[start of MATERIAL SHOWN]

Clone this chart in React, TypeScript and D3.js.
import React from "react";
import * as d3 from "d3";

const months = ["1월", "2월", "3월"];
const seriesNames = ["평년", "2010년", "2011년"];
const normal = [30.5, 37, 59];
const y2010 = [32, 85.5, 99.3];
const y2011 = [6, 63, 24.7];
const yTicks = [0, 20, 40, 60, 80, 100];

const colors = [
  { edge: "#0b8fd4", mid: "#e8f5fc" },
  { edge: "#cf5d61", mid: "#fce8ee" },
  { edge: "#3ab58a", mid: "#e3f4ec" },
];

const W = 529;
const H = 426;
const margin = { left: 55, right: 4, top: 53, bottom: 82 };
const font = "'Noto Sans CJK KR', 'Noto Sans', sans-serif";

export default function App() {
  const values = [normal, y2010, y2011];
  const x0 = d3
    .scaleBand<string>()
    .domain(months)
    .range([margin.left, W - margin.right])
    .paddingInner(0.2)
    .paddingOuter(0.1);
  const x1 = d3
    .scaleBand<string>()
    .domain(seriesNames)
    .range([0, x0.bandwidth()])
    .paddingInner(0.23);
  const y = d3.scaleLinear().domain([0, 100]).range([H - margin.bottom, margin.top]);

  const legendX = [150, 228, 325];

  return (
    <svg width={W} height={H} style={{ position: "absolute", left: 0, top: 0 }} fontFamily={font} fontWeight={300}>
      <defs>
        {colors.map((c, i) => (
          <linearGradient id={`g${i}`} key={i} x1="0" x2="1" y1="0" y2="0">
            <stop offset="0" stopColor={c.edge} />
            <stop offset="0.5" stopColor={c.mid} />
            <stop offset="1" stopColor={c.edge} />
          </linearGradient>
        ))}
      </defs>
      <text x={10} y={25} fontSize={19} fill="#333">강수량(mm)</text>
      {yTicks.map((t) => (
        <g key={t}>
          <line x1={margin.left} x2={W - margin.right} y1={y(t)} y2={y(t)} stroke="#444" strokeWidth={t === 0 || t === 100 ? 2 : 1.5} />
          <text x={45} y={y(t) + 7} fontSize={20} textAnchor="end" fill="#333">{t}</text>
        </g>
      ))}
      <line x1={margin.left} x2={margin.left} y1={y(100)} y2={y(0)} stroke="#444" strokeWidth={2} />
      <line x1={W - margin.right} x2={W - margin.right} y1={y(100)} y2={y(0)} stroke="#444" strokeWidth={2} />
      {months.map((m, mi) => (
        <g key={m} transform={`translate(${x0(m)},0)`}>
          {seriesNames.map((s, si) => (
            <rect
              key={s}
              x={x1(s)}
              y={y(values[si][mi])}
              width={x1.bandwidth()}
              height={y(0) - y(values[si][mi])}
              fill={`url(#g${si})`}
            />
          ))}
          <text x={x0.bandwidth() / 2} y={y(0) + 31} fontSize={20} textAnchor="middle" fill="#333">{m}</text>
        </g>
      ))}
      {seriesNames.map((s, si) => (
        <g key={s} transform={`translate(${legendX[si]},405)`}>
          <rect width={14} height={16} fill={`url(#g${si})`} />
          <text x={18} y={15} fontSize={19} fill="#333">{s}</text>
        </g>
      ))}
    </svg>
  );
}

[end of MATERIAL SHOWN]
[start of MATERIAL SHOWN]

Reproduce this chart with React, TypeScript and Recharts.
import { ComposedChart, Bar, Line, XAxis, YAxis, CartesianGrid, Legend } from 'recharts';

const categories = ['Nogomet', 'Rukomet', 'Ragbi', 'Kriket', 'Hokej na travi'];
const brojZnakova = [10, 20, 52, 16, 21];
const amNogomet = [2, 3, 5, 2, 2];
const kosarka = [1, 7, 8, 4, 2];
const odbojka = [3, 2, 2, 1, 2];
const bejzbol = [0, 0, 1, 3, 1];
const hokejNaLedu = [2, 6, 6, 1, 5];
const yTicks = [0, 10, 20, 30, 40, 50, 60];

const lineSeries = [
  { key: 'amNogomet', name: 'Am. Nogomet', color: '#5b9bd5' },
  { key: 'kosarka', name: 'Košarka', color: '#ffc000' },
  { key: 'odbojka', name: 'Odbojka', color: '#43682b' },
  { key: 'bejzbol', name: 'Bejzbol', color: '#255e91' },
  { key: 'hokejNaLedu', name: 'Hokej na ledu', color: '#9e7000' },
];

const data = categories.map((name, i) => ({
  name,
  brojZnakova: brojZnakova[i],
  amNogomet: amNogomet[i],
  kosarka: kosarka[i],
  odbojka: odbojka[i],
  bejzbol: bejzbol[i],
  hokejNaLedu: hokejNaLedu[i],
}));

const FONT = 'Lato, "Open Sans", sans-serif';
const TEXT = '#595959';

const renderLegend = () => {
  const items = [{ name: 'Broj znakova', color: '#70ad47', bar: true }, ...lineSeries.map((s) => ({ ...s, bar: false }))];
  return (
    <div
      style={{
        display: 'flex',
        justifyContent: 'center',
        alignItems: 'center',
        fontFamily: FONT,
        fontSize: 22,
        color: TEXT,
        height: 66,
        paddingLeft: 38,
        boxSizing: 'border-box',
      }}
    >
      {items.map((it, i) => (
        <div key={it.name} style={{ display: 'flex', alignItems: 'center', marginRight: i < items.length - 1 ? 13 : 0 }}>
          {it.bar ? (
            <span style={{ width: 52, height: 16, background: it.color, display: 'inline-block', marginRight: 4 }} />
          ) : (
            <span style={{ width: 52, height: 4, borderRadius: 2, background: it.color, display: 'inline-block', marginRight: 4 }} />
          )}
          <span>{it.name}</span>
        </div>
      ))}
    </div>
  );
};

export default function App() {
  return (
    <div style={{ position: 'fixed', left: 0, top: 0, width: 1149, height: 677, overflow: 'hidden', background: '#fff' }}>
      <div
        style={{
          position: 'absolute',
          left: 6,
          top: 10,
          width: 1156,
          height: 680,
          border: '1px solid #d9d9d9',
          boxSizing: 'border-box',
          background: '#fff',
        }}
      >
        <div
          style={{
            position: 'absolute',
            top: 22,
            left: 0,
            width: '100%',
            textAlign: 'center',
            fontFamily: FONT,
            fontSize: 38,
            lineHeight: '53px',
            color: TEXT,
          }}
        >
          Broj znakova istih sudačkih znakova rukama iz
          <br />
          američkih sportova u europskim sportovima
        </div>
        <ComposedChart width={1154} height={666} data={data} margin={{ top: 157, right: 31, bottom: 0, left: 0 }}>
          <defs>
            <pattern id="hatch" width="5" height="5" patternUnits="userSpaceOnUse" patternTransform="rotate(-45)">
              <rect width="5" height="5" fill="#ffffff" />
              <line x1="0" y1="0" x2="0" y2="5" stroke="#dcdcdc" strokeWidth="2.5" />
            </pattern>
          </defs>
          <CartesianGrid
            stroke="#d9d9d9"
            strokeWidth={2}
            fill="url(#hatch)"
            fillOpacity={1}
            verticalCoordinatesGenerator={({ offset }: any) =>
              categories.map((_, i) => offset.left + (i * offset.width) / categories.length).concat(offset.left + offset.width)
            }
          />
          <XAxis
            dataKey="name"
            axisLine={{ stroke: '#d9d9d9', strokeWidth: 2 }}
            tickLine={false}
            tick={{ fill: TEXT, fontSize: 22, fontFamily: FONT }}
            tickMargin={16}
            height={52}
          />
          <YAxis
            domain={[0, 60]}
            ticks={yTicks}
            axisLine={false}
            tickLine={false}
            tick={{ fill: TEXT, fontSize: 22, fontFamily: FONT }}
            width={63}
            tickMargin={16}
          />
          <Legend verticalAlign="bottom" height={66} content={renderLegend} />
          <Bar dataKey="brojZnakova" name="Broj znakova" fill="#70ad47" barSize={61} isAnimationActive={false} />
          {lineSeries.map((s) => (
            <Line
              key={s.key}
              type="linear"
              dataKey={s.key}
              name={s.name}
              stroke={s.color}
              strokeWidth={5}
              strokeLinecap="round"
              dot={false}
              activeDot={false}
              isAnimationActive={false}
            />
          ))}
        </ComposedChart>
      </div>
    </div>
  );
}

[end of MATERIAL SHOWN]
[start of MATERIAL SHOWN]

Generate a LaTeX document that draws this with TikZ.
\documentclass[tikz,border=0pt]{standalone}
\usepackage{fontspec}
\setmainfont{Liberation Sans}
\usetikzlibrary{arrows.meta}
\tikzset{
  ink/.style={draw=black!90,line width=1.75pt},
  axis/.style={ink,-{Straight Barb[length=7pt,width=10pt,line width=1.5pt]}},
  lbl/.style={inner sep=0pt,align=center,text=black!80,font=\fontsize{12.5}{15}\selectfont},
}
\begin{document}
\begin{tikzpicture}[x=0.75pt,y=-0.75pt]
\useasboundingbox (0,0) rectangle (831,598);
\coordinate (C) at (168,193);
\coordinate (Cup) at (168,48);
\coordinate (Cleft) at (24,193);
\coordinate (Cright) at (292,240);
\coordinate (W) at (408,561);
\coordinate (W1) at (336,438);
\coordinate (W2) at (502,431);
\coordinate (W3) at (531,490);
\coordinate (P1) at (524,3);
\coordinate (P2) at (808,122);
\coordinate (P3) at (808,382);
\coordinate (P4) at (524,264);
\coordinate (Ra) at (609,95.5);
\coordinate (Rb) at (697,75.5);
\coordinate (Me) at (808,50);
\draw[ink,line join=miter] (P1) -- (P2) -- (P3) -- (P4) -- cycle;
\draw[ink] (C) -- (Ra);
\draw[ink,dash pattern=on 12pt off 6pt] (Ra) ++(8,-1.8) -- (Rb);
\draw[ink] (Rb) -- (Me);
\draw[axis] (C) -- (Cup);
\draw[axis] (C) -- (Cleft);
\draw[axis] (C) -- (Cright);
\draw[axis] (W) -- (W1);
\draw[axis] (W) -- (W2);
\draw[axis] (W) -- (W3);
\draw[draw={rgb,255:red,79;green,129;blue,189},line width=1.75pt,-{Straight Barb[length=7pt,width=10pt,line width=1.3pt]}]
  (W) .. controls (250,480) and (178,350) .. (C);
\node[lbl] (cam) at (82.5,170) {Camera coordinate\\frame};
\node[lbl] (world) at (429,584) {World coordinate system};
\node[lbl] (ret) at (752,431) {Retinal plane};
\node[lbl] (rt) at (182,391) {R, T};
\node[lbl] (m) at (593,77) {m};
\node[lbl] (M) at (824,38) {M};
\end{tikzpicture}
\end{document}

[end of MATERIAL SHOWN]

**WHAT TO DO**
Of the lines above, retype only those from the line containing "Reproduce this chart" through the line containing "const yTicks = [0, 10, 20, 30, 40, 50, 60];", including both, exactly.

**COMPLETE RESPONSE**
Reproduce this chart with React, TypeScript and Recharts.
import { ComposedChart, Bar, Line, XAxis, YAxis, CartesianGrid, Legend } from 'recharts';

const categories = ['Nogomet', 'Rukomet', 'Ragbi', 'Kriket', 'Hokej na travi'];
const brojZnakova = [10, 20, 52, 16, 21];
const amNogomet = [2, 3, 5, 2, 2];
const kosarka = [1, 7, 8, 4, 2];
const odbojka = [3, 2, 2, 1, 2];
const bejzbol = [0, 0, 1, 3, 1];
const hokejNaLedu = [2, 6, 6, 1, 5];
const yTicks = [0, 10, 20, 30, 40, 50, 60];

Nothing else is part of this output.